If the system is to survive the demographic shifts of the next decades, this practice simply has to stop.
It may be that Paul Ryan prevails, and that the Medicare HMO's who are put in charge of utilization will determine that quadruple bypasses for patients who've had two strokes are "clinically ineffective" as compared to some prescriptions and a walker.
It may be that Barack Obama prevails, and that the Medicare advisory panel decides that a hip replacement is "not medically indicated" for 90 year olds, and that a nice wheelchair is more appropriate.
Both plans, if implemented, will see more patients go straight from the ED to a nice hospice room, if the prognosis for full recovery is thin enough.
And make no mistake, these decisions will all be cost motivated, and they will come to pass. Everyone who works in health care on the financial side has seen this coming for a decade.
The "golden age" of Medicare, when every new technology was covered, and when many weeks of life-prolonging attempts in the ICU preceded every death, is over. OVER.
Exactly
The government REQUIRES that to collect your SS, you must enroll in MEDICARE.

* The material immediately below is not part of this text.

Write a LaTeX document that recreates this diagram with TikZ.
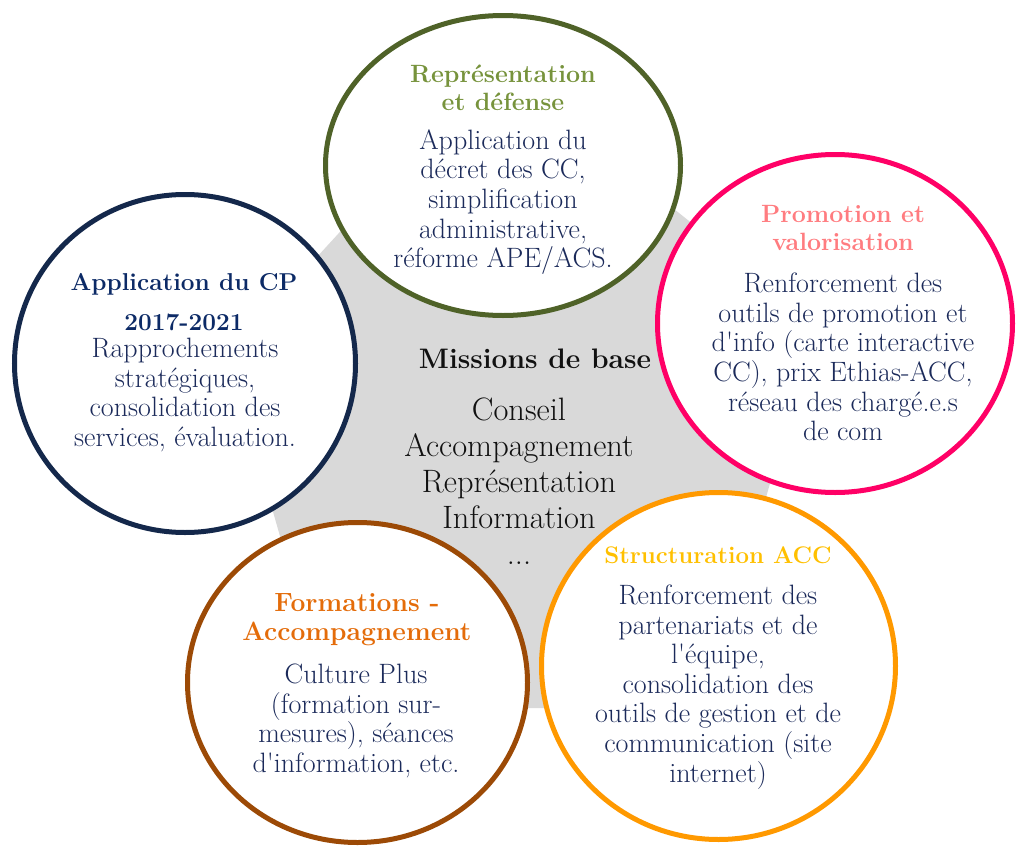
\documentclass[tikz,border=0pt]{standalone}
\usepackage{fontspec}
\setmainfont{Latin Modern Roman}[Ligatures=TeXOff]
\usetikzlibrary{shapes.geometric}

\definecolor{basegray}{HTML}{D9D9D9}
\definecolor{bodyblue}{HTML}{1B2A5A}
\definecolor{centertext}{HTML}{111111}
\definecolor{olivering}{HTML}{4F6228}
\definecolor{olivehead}{HTML}{77933C}
\definecolor{navyring}{HTML}{14284B}
\definecolor{navyhead}{HTML}{0C2A66}
\definecolor{pinkring}{HTML}{FF0066}
\definecolor{pinkhead}{HTML}{FF7C80}
\definecolor{brownring}{HTML}{9C4A06}
\definecolor{brownhead}{HTML}{E46C0A}
\definecolor{orangering}{HTML}{FF9900}
\definecolor{orangehead}{HTML}{FFC000}

\begin{document}
\begin{tikzpicture}[x=1pt,y=-1pt,
  ring/.style={ellipse,draw,line width=5pt,fill=white,inner sep=0pt},
  head/.style={font=\fontsize{25}{28}\selectfont\bfseries,align=center},
  txt/.style={font=\fontsize{28}{29.6}\selectfont,align=center,text=bodyblue}
]
\useasboundingbox (0,0) rectangle (1018,846);

\fill[basegray] (493,65) -- (816,322) -- (706,708) -- (329,708) -- (228,354) -- cycle;

\node[ring,draw=olivering,minimum width=355pt,minimum height=300pt] (defense) at (503,165.5) {};
\node[ring,draw=navyring,minimum width=341pt,minimum height=338pt] (plan) at (185,363.5) {};
\node[ring,draw=pinkring,minimum width=355pt,minimum height=338pt] (promo) at (835,323.5) {};
\node[ring,draw=brownring,minimum width=340pt,minimum height=320pt] (formation) at (357.5,682.5) {};
\node[ring,draw=orangering,minimum width=354pt,minimum height=347pt] (structure) at (718.5,666) {};

% centre
\node[font=\fontsize{28.2}{32}\selectfont\bfseries,text=centertext,anchor=base] (baseT) at (535,368) {Missions de base};
\node[font=\fontsize{32.4}{36}\selectfont,align=center,text=centertext] (baseB) at (519,481)
  {Conseil\\Accompagnement\\Représentation\\Information\\...};

\node[head,text=olivehead] (defenseT) at (503,88) {Représentation\\et défense};
\node[txt] (defenseB) at (503,202) {Application du\\décret des CC,\\simplification\\administrative,\\réforme APE/ACS.};

\node[head,font=\fontsize{24.4}{40}\selectfont\bfseries,text=navyhead] (planT) at (184,302) {Application du CP\\2017-2021};
\node[txt] (planB) at (185,395) {Rapprochements\\stratégiques,\\consolidation des\\services, évaluation.};

\node[head,text=pinkhead] (promoT) at (843,228) {Promotion et\\valorisation};
\node[txt] (promoB) at (843,357) {Renforcement des\\outils de promotion et\\d'info (carte interactive\\CC), prix Ethias-ACC,\\réseau des chargé.e.s\\de com};

\node[head,font=\fontsize{26.4}{29}\selectfont\bfseries,text=brownhead] (formationT) at (357,620) {Formations -\\Accompagnement};
\node[txt] (formationB) at (356,721) {Culture Plus\\(formation sur-\\mesures), séances\\d'information, etc.};

\node[head,font=\fontsize{24}{28}\selectfont\bfseries,text=orangehead,anchor=base] (structureT) at (718,563) {Structuration ACC};
\node[txt] (structureB) at (718,687) {Renforcement des\\partenariats et de\\l'équipe,\\consolidation des\\outils de gestion et de\\communication (site\\internet)};
\end{tikzpicture}
\end{document}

If you are a retired military member like me you MUST enoll in MEDICARE part B at age 65 or you are NOT ALLOWED to have access to TRICARE or any military treatment facilities!
Why?
Decoupling these programs seems like an easy test of weanng people off MEDICARE, IF you want to start cost cutting with age 65 and above citizens, who by and large are now trapped by choices they have made (or the govt made for them) over the past 40 years.
Who truthfully, are not going to be able to go get new jobs, start new careers, start racking up additional savings, or in many cases, find affordable private insurance and start over.
The entire system is stacked against that, and has been for decades, even in a goood economy. And this economy is a depression, by other means.